## What is required:
Give the data again exactly as written, skipping any pictures.

## Supplied material:
========================

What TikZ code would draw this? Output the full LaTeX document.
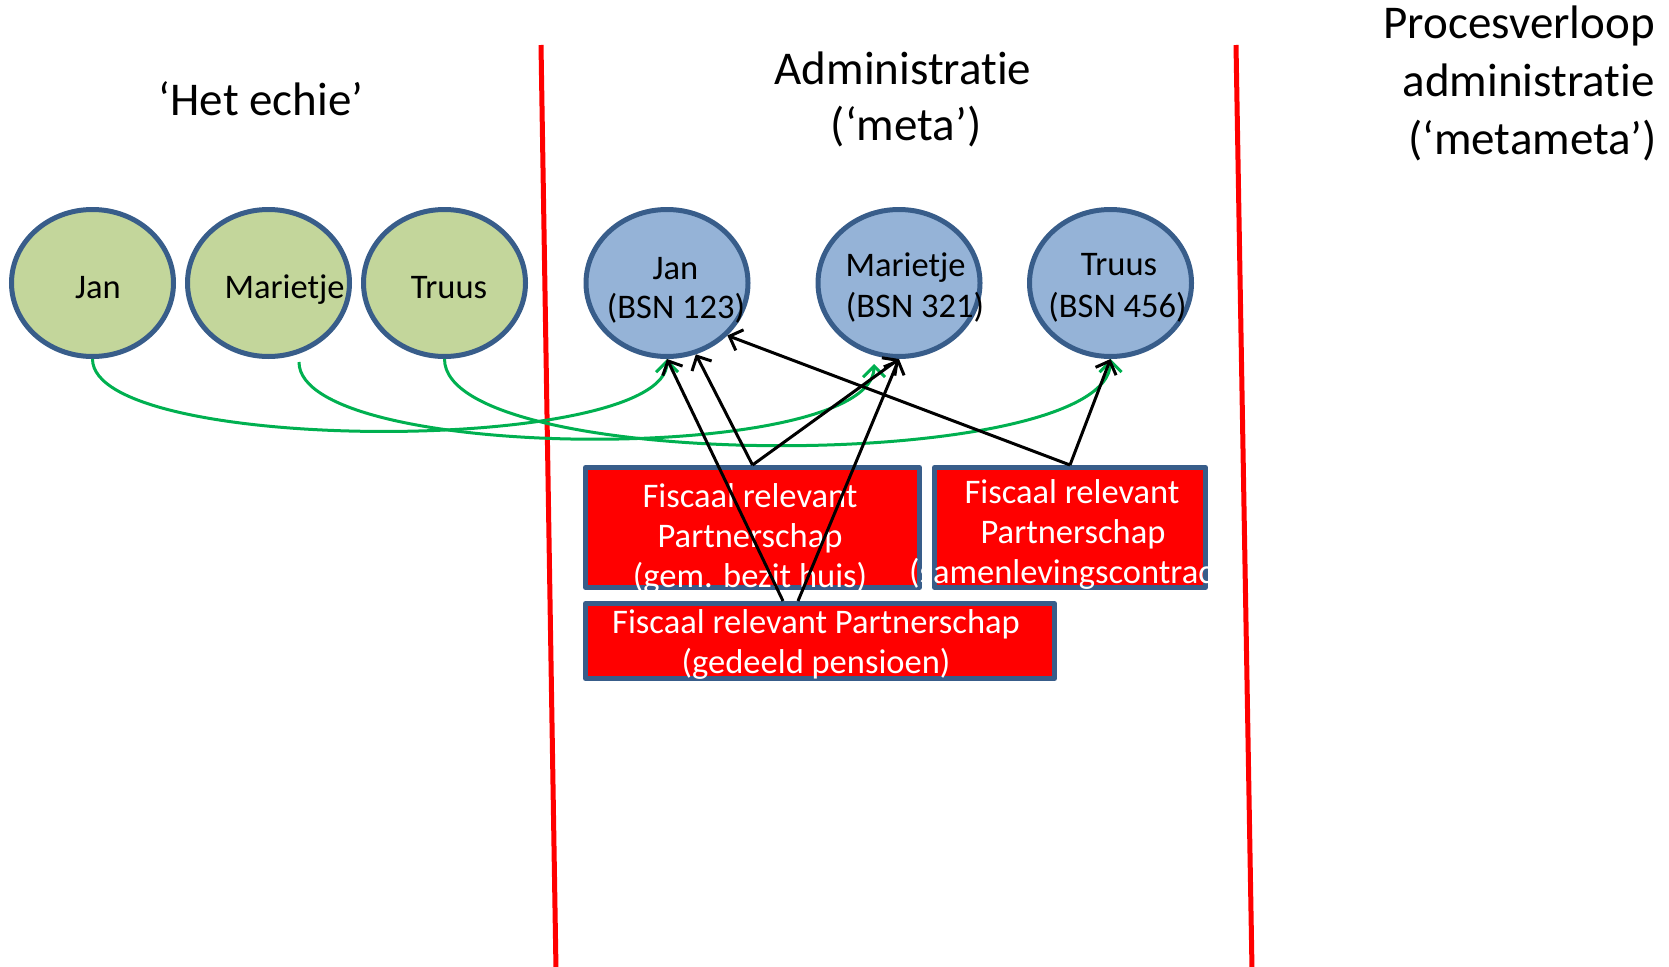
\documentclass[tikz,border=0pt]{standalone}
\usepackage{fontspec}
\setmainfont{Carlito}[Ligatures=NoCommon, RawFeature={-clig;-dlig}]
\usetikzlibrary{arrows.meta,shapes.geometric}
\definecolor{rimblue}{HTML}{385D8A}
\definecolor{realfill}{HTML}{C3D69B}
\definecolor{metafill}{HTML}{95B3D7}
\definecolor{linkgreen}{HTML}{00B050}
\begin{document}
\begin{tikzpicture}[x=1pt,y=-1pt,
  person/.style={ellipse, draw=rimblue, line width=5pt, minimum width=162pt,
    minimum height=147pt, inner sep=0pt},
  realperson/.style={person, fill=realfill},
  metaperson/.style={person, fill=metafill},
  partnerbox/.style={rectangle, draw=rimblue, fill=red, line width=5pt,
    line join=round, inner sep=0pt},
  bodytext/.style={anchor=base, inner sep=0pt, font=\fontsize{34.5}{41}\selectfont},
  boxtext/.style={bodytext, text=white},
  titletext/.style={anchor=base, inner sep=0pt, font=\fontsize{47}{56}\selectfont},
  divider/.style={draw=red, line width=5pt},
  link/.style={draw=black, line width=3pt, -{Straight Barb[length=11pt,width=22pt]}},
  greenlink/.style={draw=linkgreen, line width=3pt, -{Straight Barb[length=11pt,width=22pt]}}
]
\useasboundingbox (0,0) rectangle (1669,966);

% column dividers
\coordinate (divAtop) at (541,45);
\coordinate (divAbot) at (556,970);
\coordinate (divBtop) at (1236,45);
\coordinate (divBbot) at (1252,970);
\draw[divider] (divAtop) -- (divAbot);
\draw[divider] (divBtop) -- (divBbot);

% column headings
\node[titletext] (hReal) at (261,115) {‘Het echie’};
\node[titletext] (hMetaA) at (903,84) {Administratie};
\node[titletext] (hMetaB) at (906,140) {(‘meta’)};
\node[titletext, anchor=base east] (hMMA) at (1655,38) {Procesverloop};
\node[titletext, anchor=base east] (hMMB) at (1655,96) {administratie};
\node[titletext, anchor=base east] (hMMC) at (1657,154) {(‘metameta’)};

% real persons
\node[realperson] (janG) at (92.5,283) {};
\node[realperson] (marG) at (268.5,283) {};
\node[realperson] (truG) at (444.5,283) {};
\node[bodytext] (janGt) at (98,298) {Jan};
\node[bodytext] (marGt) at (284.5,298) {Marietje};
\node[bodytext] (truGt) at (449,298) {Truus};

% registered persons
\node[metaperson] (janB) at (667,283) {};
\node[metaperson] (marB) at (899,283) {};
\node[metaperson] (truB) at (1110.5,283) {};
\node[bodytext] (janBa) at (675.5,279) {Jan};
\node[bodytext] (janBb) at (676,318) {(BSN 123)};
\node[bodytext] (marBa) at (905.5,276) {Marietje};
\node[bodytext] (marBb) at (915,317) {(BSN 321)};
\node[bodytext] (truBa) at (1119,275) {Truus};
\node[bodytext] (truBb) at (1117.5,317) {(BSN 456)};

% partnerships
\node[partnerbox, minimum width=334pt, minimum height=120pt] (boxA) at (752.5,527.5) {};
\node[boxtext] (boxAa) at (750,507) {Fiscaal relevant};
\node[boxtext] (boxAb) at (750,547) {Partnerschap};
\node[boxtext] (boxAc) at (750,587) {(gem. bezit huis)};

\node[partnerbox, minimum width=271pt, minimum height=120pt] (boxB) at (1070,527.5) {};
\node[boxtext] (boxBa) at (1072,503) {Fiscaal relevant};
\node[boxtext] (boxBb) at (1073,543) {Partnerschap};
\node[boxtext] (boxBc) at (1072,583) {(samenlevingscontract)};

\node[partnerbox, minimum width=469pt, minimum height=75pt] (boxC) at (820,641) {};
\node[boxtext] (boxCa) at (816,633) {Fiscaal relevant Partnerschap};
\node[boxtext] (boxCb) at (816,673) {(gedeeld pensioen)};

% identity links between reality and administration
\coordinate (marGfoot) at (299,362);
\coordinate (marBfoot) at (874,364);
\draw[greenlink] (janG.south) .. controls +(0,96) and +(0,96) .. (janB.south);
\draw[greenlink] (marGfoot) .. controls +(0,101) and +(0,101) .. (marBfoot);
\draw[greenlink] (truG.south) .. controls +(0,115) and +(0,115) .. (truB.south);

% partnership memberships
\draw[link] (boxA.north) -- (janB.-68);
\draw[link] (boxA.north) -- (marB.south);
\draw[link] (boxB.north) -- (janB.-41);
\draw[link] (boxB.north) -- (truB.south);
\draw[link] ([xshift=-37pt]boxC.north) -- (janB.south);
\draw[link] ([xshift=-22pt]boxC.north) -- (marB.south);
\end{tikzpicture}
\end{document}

========================

## Exercise result:
What TikZ code would draw this? Output the full LaTeX document.
\documentclass[tikz,border=0pt]{standalone}
\usepackage{fontspec}
\setmainfont{Carlito}[Ligatures=NoCommon, RawFeature={-clig;-dlig}]
\usetikzlibrary{arrows.meta,shapes.geometric}
\definecolor{rimblue}{HTML}{385D8A}
\definecolor{realfill}{HTML}{C3D69B}
\definecolor{metafill}{HTML}{95B3D7}
\definecolor{linkgreen}{HTML}{00B050}
\begin{document}
\begin{tikzpicture}[x=1pt,y=-1pt,
  person/.style={ellipse, draw=rimblue, line width=5pt, minimum width=162pt,
    minimum height=147pt, inner sep=0pt},
  realperson/.style={person, fill=realfill},
  metaperson/.style={person, fill=metafill},
  partnerbox/.style={rectangle, draw=rimblue, fill=red, line width=5pt,
    line join=round, inner sep=0pt},
  bodytext/.style={anchor=base, inner sep=0pt, font=\fontsize{34.5}{41}\selectfont},
  boxtext/.style={bodytext, text=white},
  titletext/.style={anchor=base, inner sep=0pt, font=\fontsize{47}{56}\selectfont},
  divider/.style={draw=red, line width=5pt},
  link/.style={draw=black, line width=3pt, -{Straight Barb[length=11pt,width=22pt]}},
  greenlink/.style={draw=linkgreen, line width=3pt, -{Straight Barb[length=11pt,width=22pt]}}
]
\useasboundingbox (0,0) rectangle (1669,966);

% column dividers
\coordinate (divAtop) at (541,45);
\coordinate (divAbot) at (556,970);
\coordinate (divBtop) at (1236,45);
\coordinate (divBbot) at (1252,970);
\draw[divider] (divAtop) -- (divAbot);
\draw[divider] (divBtop) -- (divBbot);

% column headings
\node[titletext] (hReal) at (261,115) {‘Het echie’};
\node[titletext] (hMetaA) at (903,84) {Administratie};
\node[titletext] (hMetaB) at (906,140) {(‘meta’)};
\node[titletext, anchor=base east] (hMMA) at (1655,38) {Procesverloop};
\node[titletext, anchor=base east] (hMMB) at (1655,96) {administratie};
\node[titletext, anchor=base east] (hMMC) at (1657,154) {(‘metameta’)};

% real persons
\node[realperson] (janG) at (92.5,283) {};
\node[realperson] (marG) at (268.5,283) {};
\node[realperson] (truG) at (444.5,283) {};
\node[bodytext] (janGt) at (98,298) {Jan};
\node[bodytext] (marGt) at (284.5,298) {Marietje};
\node[bodytext] (truGt) at (449,298) {Truus};

% registered persons
\node[metaperson] (janB) at (667,283) {};
\node[metaperson] (marB) at (899,283) {};
\node[metaperson] (truB) at (1110.5,283) {};
\node[bodytext] (janBa) at (675.5,279) {Jan};
\node[bodytext] (janBb) at (676,318) {(BSN 123)};
\node[bodytext] (marBa) at (905.5,276) {Marietje};
\node[bodytext] (marBb) at (915,317) {(BSN 321)};
\node[bodytext] (truBa) at (1119,275) {Truus};
\node[bodytext] (truBb) at (1117.5,317) {(BSN 456)};

% partnerships
\node[partnerbox, minimum width=334pt, minimum height=120pt] (boxA) at (752.5,527.5) {};
\node[boxtext] (boxAa) at (750,507) {Fiscaal relevant};
\node[boxtext] (boxAb) at (750,547) {Partnerschap};
\node[boxtext] (boxAc) at (750,587) {(gem. bezit huis)};

\node[partnerbox, minimum width=271pt, minimum height=120pt] (boxB) at (1070,527.5) {};
\node[boxtext] (boxBa) at (1072,503) {Fiscaal relevant};
\node[boxtext] (boxBb) at (1073,543) {Partnerschap};
\node[boxtext] (boxBc) at (1072,583) {(samenlevingscontract)};

\node[partnerbox, minimum width=469pt, minimum height=75pt] (boxC) at (820,641) {};
\node[boxtext] (boxCa) at (816,633) {Fiscaal relevant Partnerschap};
\node[boxtext] (boxCb) at (816,673) {(gedeeld pensioen)};

% identity links between reality and administration
\coordinate (marGfoot) at (299,362);
\coordinate (marBfoot) at (874,364);
\draw[greenlink] (janG.south) .. controls +(0,96) and +(0,96) .. (janB.south);
\draw[greenlink] (marGfoot) .. controls +(0,101) and +(0,101) .. (marBfoot);
\draw[greenlink] (truG.south) .. controls +(0,115) and +(0,115) .. (truB.south);

% partnership memberships
\draw[link] (boxA.north) -- (janB.-68);
\draw[link] (boxA.north) -- (marB.south);
\draw[link] (boxB.north) -- (janB.-41);
\draw[link] (boxB.north) -- (truB.south);
\draw[link] ([xshift=-37pt]boxC.north) -- (janB.south);
\draw[link] ([xshift=-22pt]boxC.north) -- (marB.south);
\end{tikzpicture}
\end{document}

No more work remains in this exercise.